Using Ben Alpert's answer to How can I convert a datetime object to milliseconds since epoch (unix time) in Python we can do the following:

from datetime import datetime
def unix_time(dt):
    epoch = datetime.utcfromtimestamp(0)
    delta = dt - epoch
    return delta.total_seconds()

def unix_time_millis(dt):
    return int(unix_time(dt) * 1000)

a = datetime.strptime("2015-06-27T02:10:05.653000Z", "%Y-%m-%dT%H:%M:%S.%fZ")
unix_time_millis(a)

returns:

1435371005653

which is equivalent to: Sat, 27 Jun 2015 02:10:05 GMT (as expected)

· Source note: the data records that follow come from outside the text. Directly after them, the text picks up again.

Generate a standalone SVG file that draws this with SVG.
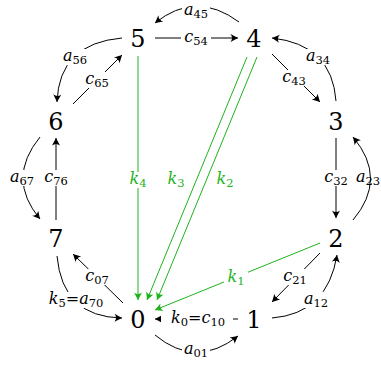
<svg xmlns="http://www.w3.org/2000/svg" width="381" height="367" viewBox="0 0 381 367">
<style>
.e{fill:none;stroke:#000;stroke-width:1}
.g{fill:none;stroke:#1db31d;stroke-width:1}
.n{font-size:24px;text-anchor:middle;fill:#000}
.l{font-size:16px;font-style:italic;text-anchor:middle;fill:#000}
.lg{font-size:16px;font-style:italic;text-anchor:middle;fill:#1db31d}
.s{font-size:11.5px;font-style:normal}
.u{font-style:normal}
.bg{fill:#fff}
</style>
<defs>
<marker id="ah" markerWidth="10" markerHeight="10" viewBox="-8 -5 10 10" refX="0" refY="0" orient="auto" markerUnits="userSpaceOnUse">
<path d="M0,0 L-7.5,-4 Q-4.5,0 -7.5,4 Z" fill="#000"/>
</marker>
<marker id="ahg" markerWidth="10" markerHeight="10" viewBox="-8 -5 10 10" refX="0" refY="0" orient="auto" markerUnits="userSpaceOnUse">
<path d="M0,0 L-7.5,-4 Q-4.5,0 -7.5,4 Z" fill="#1db31d"/>
</marker>
</defs>
<g id="connectors">
<path class="e" d="M155,38 L238,38" marker-end="url(#ah)"/>
<path class="e" d="M239,22 Q196,-10 155,23" marker-end="url(#ah)"/>
<path class="e" d="M336,101 Q332,44.5 272,38" marker-end="url(#ah)"/>
<path class="e" d="M272,54 L320,102" marker-end="url(#ah)"/>
<path class="e" d="M353,220 Q388,178.5 353,137" marker-end="url(#ah)"/>
<path class="e" d="M336,138 L336,218" marker-end="url(#ah)"/>
<path class="e" d="M272,318 Q327.5,313.5 337,255" marker-end="url(#ah)"/>
<path class="e" d="M320,253 L272,302" marker-end="url(#ah)"/>
<path class="e" d="M155,335 Q196,369 238,336" marker-end="url(#ah)"/>
<path class="e" d="M238,319 L155,319" marker-end="url(#ah)"/>
<path class="e" d="M57,256 Q62.5,317 122,318" marker-end="url(#ah)"/>
<path class="e" d="M123,303 L73,254" marker-end="url(#ah)"/>
<path class="e" d="M40,137 Q6,178.5 40,219" marker-end="url(#ah)"/>
<path class="e" d="M56,220 L56,138" marker-end="url(#ah)"/>
<path class="e" d="M122,38 Q59,43.5 57,102" marker-end="url(#ah)"/>
<path class="e" d="M73,104 L122,55" marker-end="url(#ah)"/>
<path class="g" d="M138,56 L138,300" marker-end="url(#ahg)"/>
<path class="g" d="M247,57 L147,300" marker-end="url(#ahg)"/>
<path class="g" d="M257,57 L157,300" marker-end="url(#ahg)"/>
<path class="g" d="M320,243 L155,310" marker-end="url(#ahg)"/>
<g id="labels" font-family="DejaVu Serif, serif">
<rect class="bg" x="182" y="1" width="28" height="16"/>
<text class="l" x="196" y="15">a<tspan class="s" dy="3">45</tspan></text>
<rect class="bg" x="181" y="30" width="30" height="16"/>
<text class="l" x="196" y="42">c<tspan class="s" dy="3">54</tspan></text>
<rect class="bg" x="304" y="49" width="28" height="16"/>
<text class="l" x="318" y="61">a<tspan class="s" dy="3">34</tspan></text>
<rect class="bg" x="280" y="70" width="28" height="16"/>
<text class="l" x="294" y="82">c<tspan class="s" dy="3">43</tspan></text>
<rect class="bg" x="61" y="49" width="28" height="16"/>
<text class="l" x="75" y="61">a<tspan class="s" dy="3">56</tspan></text>
<rect class="bg" x="83" y="72" width="28" height="16"/>
<text class="l" x="97" y="84">c<tspan class="s" dy="3">65</tspan></text>
<rect class="bg" x="8" y="170" width="28" height="16"/>
<text class="l" x="22" y="182">a<tspan class="s" dy="3">67</tspan></text>
<rect class="bg" x="42" y="170" width="28" height="16"/>
<text class="l" x="56" y="182">c<tspan class="s" dy="3">76</tspan></text>
<rect class="bg" x="126" y="172" width="24" height="16"/>
<text class="lg" x="138" y="184">k<tspan class="s" dy="3">4</tspan></text>
<text class="lg" x="176" y="184">k<tspan class="s" dy="3">3</tspan></text>
<text class="lg" x="225" y="184">k<tspan class="s" dy="3">2</tspan></text>
<rect class="bg" x="322" y="170" width="28" height="16"/>
<text class="l" x="336" y="182">c<tspan class="s" dy="3">32</tspan></text>
<text class="l" x="368" y="182">a<tspan class="s" dy="3">23</tspan></text>
<rect class="bg" x="224" y="270" width="24" height="16"/>
<text class="lg" x="236" y="282">k<tspan class="s" dy="3">1</tspan></text>
<rect class="bg" x="281" y="269" width="28" height="16"/>
<text class="l" x="295" y="281">c<tspan class="s" dy="3">21</tspan></text>
<rect class="bg" x="302" y="292" width="28" height="16"/>
<text class="l" x="316" y="304">a<tspan class="s" dy="3">12</tspan></text>
<rect class="bg" x="83" y="269" width="28" height="16"/>
<text class="l" x="97" y="281">c<tspan class="s" dy="3">07</tspan></text>
<rect class="bg" x="45" y="292" width="62" height="16"/>
<text class="l" x="76" y="304">k<tspan class="s" dy="3">5</tspan><tspan class="u" dy="-3">=</tspan>a<tspan class="s" dy="3">70</tspan></text>
<rect class="bg" x="161" y="311" width="72" height="16"/>
<text class="l" x="198" y="323">k<tspan class="s" dy="3">0</tspan><tspan class="u" dy="-3">=</tspan>c<tspan class="s" dy="3">10</tspan></text>
<rect class="bg" x="182" y="342" width="28" height="16"/>
<text class="l" x="196" y="354">a<tspan class="s" dy="3">01</tspan></text>
</g>
</g>
<g id="n0"><text class="n" font-family="DejaVu Serif, serif" x="138" y="328">0</text></g>
<g id="n1"><text class="n" font-family="DejaVu Serif, serif" x="254" y="328">1</text></g>
<g id="n2"><text class="n" font-family="DejaVu Serif, serif" x="336" y="247">2</text></g>
<g id="n3"><text class="n" font-family="DejaVu Serif, serif" x="336" y="130">3</text></g>
<g id="n4"><text class="n" font-family="DejaVu Serif, serif" x="254" y="47">4</text></g>
<g id="n5"><text class="n" font-family="DejaVu Serif, serif" x="138" y="47">5</text></g>
<g id="n6"><text class="n" font-family="DejaVu Serif, serif" x="56" y="130">6</text></g>
<g id="n7"><text class="n" font-family="DejaVu Serif, serif" x="56" y="247">7</text></g>
</svg>
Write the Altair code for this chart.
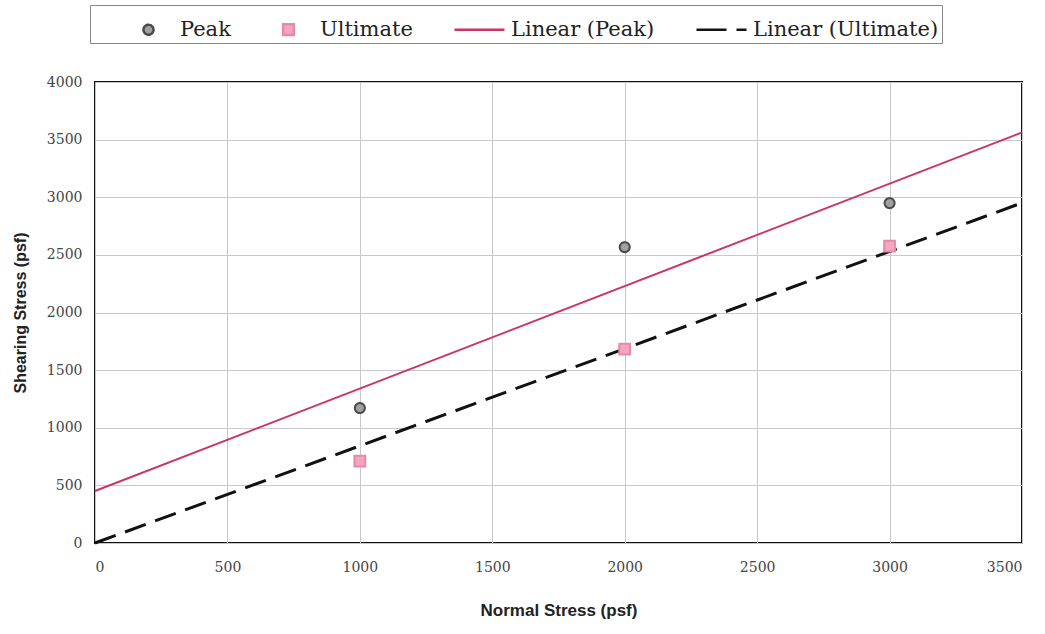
import altair as alt
import numpy as np
import pandas as pd

# ---- data ----
normal_stress = [1000, 2000, 3000]
peak_shear = [1171, 2567, 2949]
ultimate_shear = [711, 1683, 2576]
series_names = ["Peak", "Ultimate", "Linear (Peak)", "Linear (Ultimate)"]
x_ticks = [0, 500, 1000, 1500, 2000, 2500, 3000, 3500]
y_ticks = [0, 500, 1000, 1500, 2000, 2500, 3000, 3500, 4000]
x_extent = [0, 3500]

# ---- styles ----
# symbols drawn inside a 40px box (size 1600): small circle / square, 50px line
circle_path = "M0,-0.25A0.25,0.25,0,1,1,0,0.25A0.25,0.25,0,1,1,0,-0.25Z"
square_path = "M-0.27,-0.27H0.27V0.27H-0.27Z"
line_path = "M-1.25,0H1.25"
fills = ["#a0a0a0", "#f4a6bf", "transparent", "transparent"]
strokes = ["#4a4a4a", "#e58aa8", "#cc3366", "#111111"]
shapes = [circle_path, square_path, line_path, line_path]
dashes = [[1, 0], [1, 0], [1, 0], [30, 10]]

pts = pd.DataFrame({
    "x": normal_stress * 2,
    "y": peak_shear + ultimate_shear,
    "series": ["Peak"] * 3 + ["Ultimate"] * 3,
})

# Excel-style trendlines: Peak ordinary least squares, Ultimate through origin
xs = np.array(normal_stress, dtype=float)
slope_p, int_p = np.polyfit(xs, np.array(peak_shear, dtype=float), 1)
slope_u = float(np.sum(xs * np.array(ultimate_shear)) / np.sum(xs ** 2))
ext = np.array(x_extent, dtype=float)
peak_line = pd.DataFrame({"x": ext, "y": slope_p * ext + int_p})
ult_line = pd.DataFrame({"x": ext, "y": slope_u * ext})

tick_font = "DejaVu Serif"
title_font = "Liberation Sans"

x_enc = alt.X(
    "x:Q",
    scale=alt.Scale(domain=[0, 3500], nice=False, zero=False),
    axis=alt.Axis(
        values=x_ticks, title="Normal Stress (psf)", format="d",
        labelFont=tick_font, labelFontSize=14, labelColor="#444",
        labelPadding=17, ticks=False, domain=False,
        gridColor="#c8c8c8", gridWidth=1,
        titleFont=title_font, titleFontSize=17, titleFontWeight="bold",
        titleColor="#222", titlePadding=28,
    ),
)
y_enc = alt.Y(
    "y:Q",
    scale=alt.Scale(domain=[0, 4000], nice=False),
    axis=alt.Axis(
        values=y_ticks, title="Shearing Stress (psf)", format="d",
        labelFont=tick_font, labelFontSize=14, labelColor="#444",
        labelPadding=13, ticks=False, domain=False,
        gridColor="#c8c8c8", gridWidth=1,
        titleFont=title_font, titleFontSize=16, titleFontWeight="bold",
        titleColor="#222", titlePadding=18,
    ),
)

line_peak = alt.Chart(peak_line).mark_line(color="#cc3366", strokeWidth=2).encode(x=x_enc, y=y_enc)
line_ult = alt.Chart(ult_line).mark_line(
    color="#111111", strokeWidth=3, strokeDash=[22, 10]
).encode(x=x_enc, y=y_enc)

dom = series_names
leg_title = " "
nb = "\u00a0" * 6
label_expr = "datum.label == 'Linear (Ultimate)' ? datum.label + '" + nb + "' : datum.label"


def leg():
    return alt.Legend(labelExpr=label_expr)


points = alt.Chart(pts).mark_point(opacity=1, size=1600).encode(
    x=x_enc,
    y=y_enc,
    fill=alt.Fill("series:N", title=leg_title, legend=leg(), scale=alt.Scale(domain=dom, range=fills)),
    stroke=alt.Stroke("series:N", title=leg_title, legend=leg(), scale=alt.Scale(domain=dom, range=strokes)),
    shape=alt.Shape("series:N", title=leg_title, legend=leg(), scale=alt.Scale(domain=dom, range=shapes)),
    strokeDash=alt.StrokeDash("series:N", title=leg_title, legend=leg(), scale=alt.Scale(domain=dom, range=dashes)),
)

chart = (
    alt.layer(line_peak, line_ult, points)
    .properties(
        width=927,
        height=461,
        autosize=alt.AutoSizeParams(type="none"),
        padding={"left": 95, "top": 82, "right": 23, "bottom": 91},
        background="white",
    )
    .configure_view(stroke="#111111", strokeWidth=2)
    .configure_legend(
        orient="none",
        legendX=-5,
        legendY=-77,
        direction="horizontal",
        titleOrient="left",
        titleFontSize=11,
        titlePadding=34,
        labelFont=tick_font,
        labelFontSize=21,
        labelColor="#222",
        labelOffset=10,
        columnPadding=36,
        padding=3,
        symbolSize=1600,
        symbolStrokeWidth=2.5,
        strokeColor="#888888",
        fillColor="white",
        labelLimit=400,
    )
)

chart.save("out.html", embed_options={"renderer": "svg", "actions": False})
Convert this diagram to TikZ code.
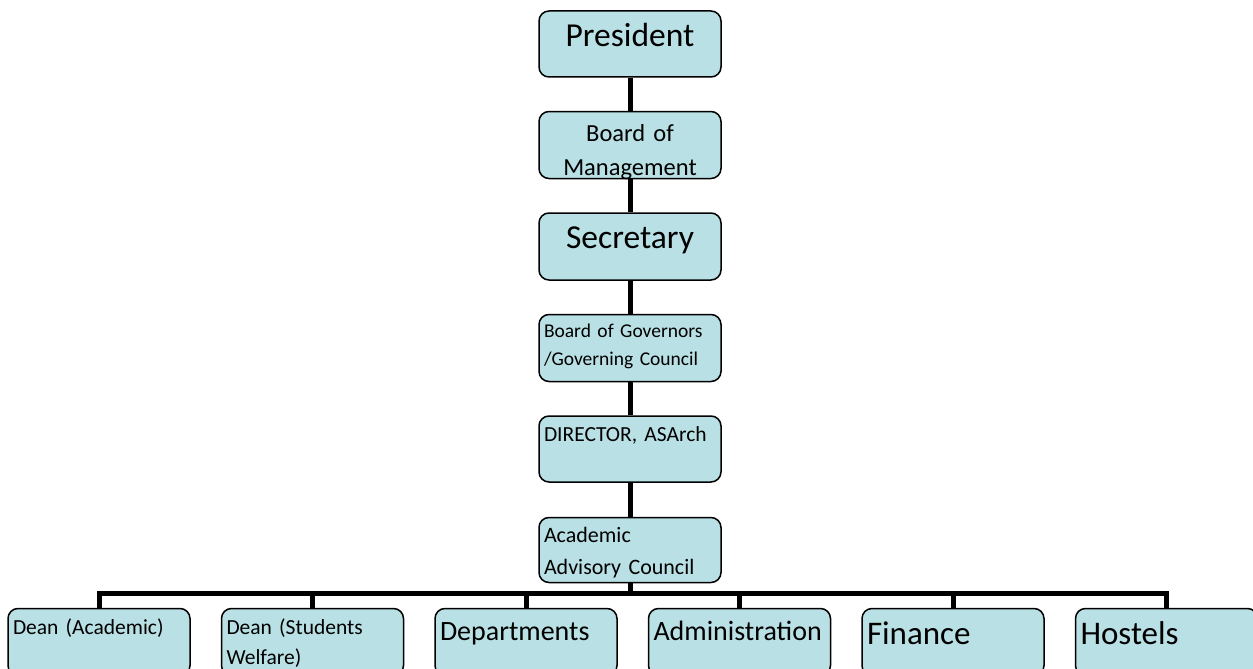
\documentclass[tikz,border=0pt]{standalone}
\usepackage{fontspec}
\setmainfont{Carlito}
\usetikzlibrary{positioning}
\definecolor{boxfill}{RGB}{185,224,228}

\begin{document}
\begin{tikzpicture}[
  x=1pt, y=-1pt,
  box/.style={draw, fill=boxfill, line width=1.5pt, rounded corners=10pt,
              inner xsep=5pt, inner ysep=0pt, text width=172pt, align=left},
  link/.style={line width=5pt},
  node distance=33pt and 30pt
]
  \useasboundingbox (0,0) rectangle (1253,669);
  \clip (0,0) rectangle (1253,669);

  % Chain of command
  \node[box, align=center, font=\fontsize{33.5}{40}\selectfont,
        text height=36pt, text depth=30pt] at (630,44) (pres) {President};
  \node[box, align=center, font=\fontsize{24.5}{34}\selectfont,
        text height=30pt, text depth=37pt, below=of pres] (bom) {Board of\\Management};
  \node[box, align=center, font=\fontsize{33.5}{40}\selectfont,
        text height=35pt, text depth=32pt, below=of bom] (sec) {Secretary};
  \node[box, font=\fontsize{19.5}{28}\selectfont,
        text height=23pt, text depth=44pt, below=of sec] (bog) {Board of Governors\\/Governing Council};
  \node[box, font=\fontsize{21.5}{26}\selectfont,
        text height=25pt, text depth=41pt, below=of bog] (dir) {DIRECTOR, ASArch};
  \node[box, font=\fontsize{22}{32}\selectfont,
        text height=25pt, text depth=40pt, below=34pt of dir] (aac) {Academic\\Advisory Council};

  % Units
  \node[box, font=\fontsize{21.5}{30}\selectfont,
        text height=26pt, text depth=41pt] at (99,642) (deanac) {Dean (Academic)};
  \node[box, font=\fontsize{21.5}{30}\selectfont,
        text height=26pt, text depth=41pt, right=of deanac] (deansw) {Dean (Students\\Welfare)};
  \node[box, font=\fontsize{28}{32}\selectfont,
        text height=32pt, text depth=35pt, right=of deansw] (dept) {Departments};
  \node[box, font=\fontsize{28}{32}\selectfont,
        text height=32pt, text depth=35pt, right=of dept] (admin) {Administration};
  \node[box, font=\fontsize{33}{38}\selectfont,
        text height=36pt, text depth=31pt, right=of admin] (fin) {Finance};
  \node[box, font=\fontsize{33}{38}\selectfont,
        text height=36pt, text depth=31pt, right=of fin] (hostels) {Hostels};

  % Links
  \draw[link] (pres) -- (bom) -- (sec) -- (bog) -- (dir) -- (aac);
  \coordinate (bus) at (630,593);
  \draw[link] (aac) -- (bus);
  \draw[link] (deanac.north) |- (bus) -| (hostels.north);
  \foreach \n in {deansw, dept, admin, fin}
    \draw[link] (\n.north) -- (\n.north |- bus);
\end{tikzpicture}
\end{document}
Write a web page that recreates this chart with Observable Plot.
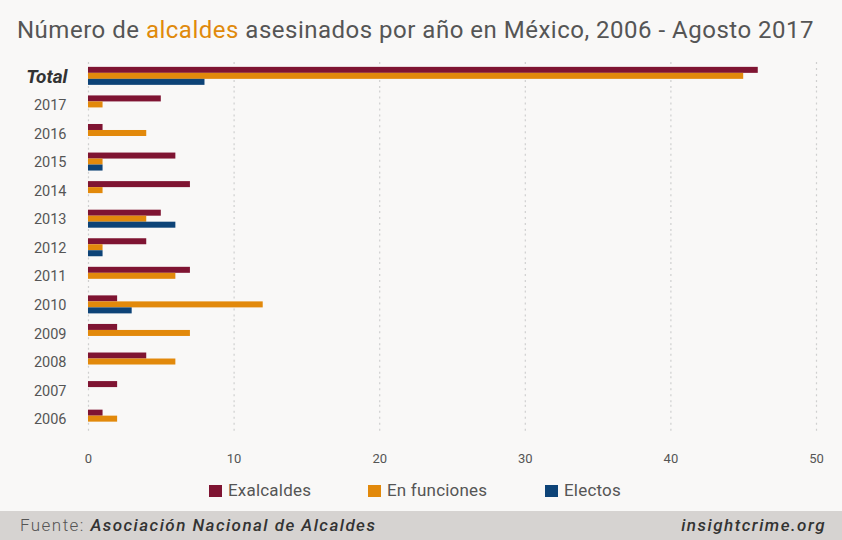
<!DOCTYPE html>
<html>
<head>
<meta charset="utf-8">
<script src="https://cdn.jsdelivr.net/npm/d3@7"></script>
<script src="https://cdn.jsdelivr.net/npm/@observablehq/plot@0.6"></script>
<style>
  html, body { margin: 0; padding: 0; }
  body { width: 842px; height: 540px; position: relative; background: #f9f8f7; font-family: Roboto, sans-serif; overflow: hidden; }
  #title { position: absolute; left: 17px; top: 15px; font-size: 24px; line-height: 30px; letter-spacing: 0.5px; color: #555; white-space: nowrap; }
  #title b { color: #e08a0b; font-weight: 400; }
  #chart { position: absolute; left: 0; top: 60px; }
  #chart svg { display: block; }
  #legend { position: absolute; top: 479px; left: 0; width: 842px; height: 22px; font-size: 17px; color: #555; letter-spacing: 0.2px; }
  .item { position: absolute; top: 0; line-height: 22px; white-space: nowrap; }
  .sw { display: inline-block; width: 13px; height: 12.5px; vertical-align: -1px; margin-right: 6px; }
  #footer { position: absolute; left: 0; top: 511px; width: 842px; height: 29px; background: #d6d3d1; color: #555; font-size: 17px; line-height: 29px; letter-spacing: 1.45px; }
  #footer .src { position: absolute; left: 20px; font-weight: 300; }
  #footer .src i { font-weight: 500; color: #333; }
  #footer .site { position: absolute; right: 16px; font-style: italic; font-weight: 500; color: #333; letter-spacing: 1.5px; }
</style>
</head>
<body>
<div id="title">Número de <b>alcaldes</b> asesinados por año en México, 2006 - Agosto 2017</div>
<div id="chart"></div>
<div id="legend"></div>
<div id="footer"><span class="src">Fuente: <i>Asociación Nacional de Alcaldes</i></span><span class="site">insightcrime.org</span></div>
<script>
const years = ["Total", "2017", "2016", "2015", "2014", "2013", "2012", "2011", "2010", "2009", "2008", "2007", "2006"];
const series = ["Exalcaldes", "En funciones", "Electos"];
const colors = ["#7f1432", "#e2890b", "#0d4377"];
const exalcaldes  = [46, 5, 1, 6, 7, 5, 4, 7, 2, 2, 4, 2, 1];
const enFunciones = [45, 1, 4, 1, 1, 4, 1, 6, 12, 7, 6, 0, 2];
const electos     = [8, 0, 0, 1, 0, 6, 1, 0, 3, 0, 0, 0, 0];
const xTicks = [0, 10, 20, 30, 40, 50];

const valuesBySeries = [exalcaldes, enFunciones, electos];
const rows = [];
years.forEach((year, i) => {
  series.forEach((s, j) => {
    const v = valuesBySeries[j][i];
    if (v > 0) rows.push({year, serie: s, value: v});
  });
});

const chart = Plot.plot({
  width: 842,
  height: 412,
  marginLeft: 88,
  marginRight: 26,
  marginTop: 4,
  marginBottom: 40.5,
  style: {fontFamily: "Roboto, sans-serif", fontSize: "13px", color: "#555", background: "transparent", overflow: "visible"},
  x: {domain: [0, 50], ticks: xTicks, tickSize: 0, tickPadding: 25, label: null},
  y: {domain: series, padding: 0, axis: null},
  fy: {domain: years, paddingInner: 0.335, paddingOuter: 0.1, round: false, axis: null, label: null},
  color: {domain: series, range: colors},
  marks: [
    Plot.ruleX(xTicks, {stroke: "#cfcfcf", strokeDasharray: "2,4", strokeWidth: 1.2, insetTop: -4.8, insetBottom: -4.8}),
    Plot.barX(rows, {fy: "year", y: "serie", x: "value", fill: "serie"}),
    Plot.text(years.filter(d => d !== "Total"), {fy: d => d, text: d => d, frameAnchor: "left", dx: -22, textAnchor: "end", fontSize: 14.5, fill: "#555"}),
    Plot.text(["Total"], {fy: d => d, text: d => d, frameAnchor: "left", dx: -21, textAnchor: "end", fontSize: 19, fontWeight: "bold", fontStyle: "italic", fill: "#333", letterSpacing: "1px"})
  ]
});
document.getElementById("chart").appendChild(chart);

const legend = document.getElementById("legend");
const legendX = [209, 368, 545];
series.forEach((s, i) => {
  const el = document.createElement("div");
  el.className = "item";
  el.style.left = legendX[i] + "px";
  el.innerHTML = `<span class="sw" style="background:${colors[i]}"></span>${s}`;
  legend.appendChild(el);
});
</script>
</body>
</html>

We can also use datetime's .strftime('%s') to get unix time, even milliseconds using the following (but this is not advised):

from decimal import Decimal

int(Decimal(datetime.strptime("2015-06-27T02:10:05.653000Z", "%Y-%m-%dT%H:%M:%S.%fZ").strftime('%s.%f'))*1000)

returns:

1435396205653

equivalent to: Sat, 27 Jun 2015 09:10:05 GMT (on my mac in San Diego; Note: this is 7 hours off what we may have expected).

The cause of the error is described by J.F. Sebastian in the comments of the link above and in this answer regarding .strftime('%s') behavior. J.F. Sebastian points out that "it is not supported, it is not portable, it may silently produce a wrong result for an aware datetime object, it fails if input is in UTC (as in the question) but local timezone is not UTC"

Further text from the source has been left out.